Although iOS and Android enjoyed record device activations on Christmas day, tablets and smartphones running on these mobile operating systems aren't likely to replace personal computers any time soon. That's not to say tablets and smartphones won't change the PC landscape, however.
According to Forrester Research analyst Frank Gillett, tablets will not kill PCs but, "tablets will force them to evolve." We've already seen some evidence of this evolution with Microsoft's launch of Windows 8. This OS is built with touch controls in mind and also has a similar look and feel as other Microsoft-branded mobile devices such as Xbox or a Windows Phone.
The idea of carrying only a smartphone or tablet on a business trip sounds great to many people. However, most people who have tried this eventually go back to a laptop if they want to do "real work." After all, laptops often offer a larger screen, more processing power, and a more comfortable keyboard than tablets and smartphones.
Although PCs won't be replaced by tablets or smartphones any time soon, PC manufacturers are still likely to struggle during the evolutionary process. With all of the hype surrounding tablets and smartphones, PC sales haven't been as great as some manufacturers had hoped. The state of the economy hasn't helped either, since many companies have put off large PC purchases. As things pick up again, many people expect PC sales to improve. In the meantime, companies such as Lenovo and Samsung that sell devices in multiple market categories—tablets, smartphones, and laptops—have a competitive advantage.
Image Credit: Dell
Thank you, Jennifer, Finally, some sanity.
Agree with previous commentators ; to paraphrase Mark Twain, rumours of the death of the PC have been greatly exaggerated. Admittedly, one can do serious work with a tablet, so long as it has a docking station and a keyboard, but what is it then but a somewhat less convenient laptop/notebook ? At the same time, the observation that the success of tablets and smartphones will force PCs to change seems both correct and encouraging - the first change I'd like to see is not «touchscreens», which for ergonomic reasons I suspect are a dead end on laptops and stationary devices, but rather affordable screens and monitors that approach the resolutions in ppi that we are now seeing in smartphones and tablets. Can't wait !...

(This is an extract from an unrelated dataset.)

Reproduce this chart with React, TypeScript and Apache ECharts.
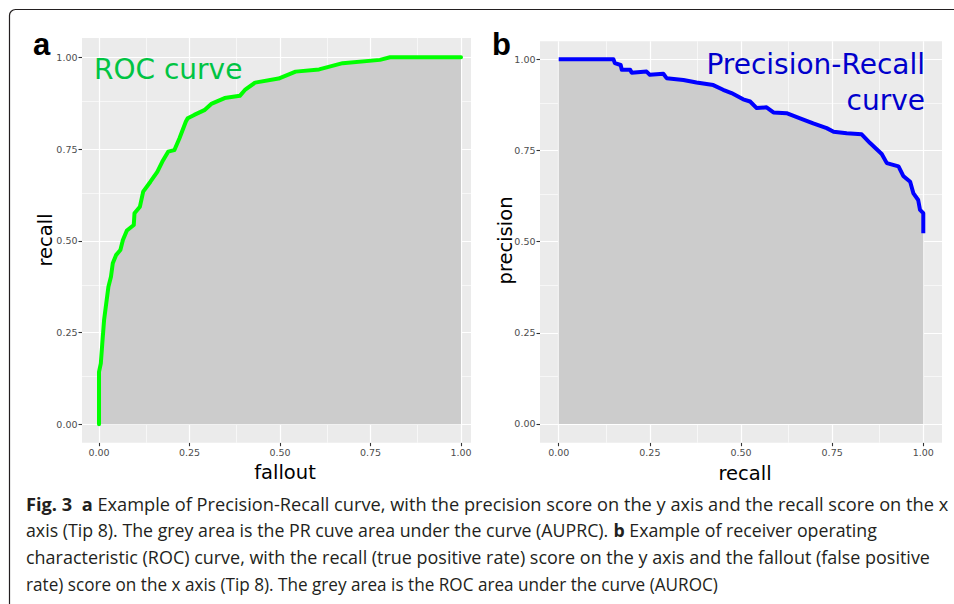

This is funny and my six year old is the one who shows it the best, She will play around with the smart phones, she will use my laptop and has no problem with it, she uses the Kindles, but the only time she messes with any of them is when the desktop is not available which tells me everything I need to know especially considering me and Sarah prefer the desktops to for anything more than checking on things or simple task's. So in the end the desktop's are the preferred device across the board!
Tablets have had the biggest market growth in the history of consumer electronics. This is sensational, and saying that they are replacing PCs is not irational, but it might take years for that to happen. Honestly, tablets are great for content consumption, but doing "real work" is not possible, not yet. Just as an example, what is a programmer supposed to do on a tablet? They are great stuff, but not as a complete replacement of PCs and laptops.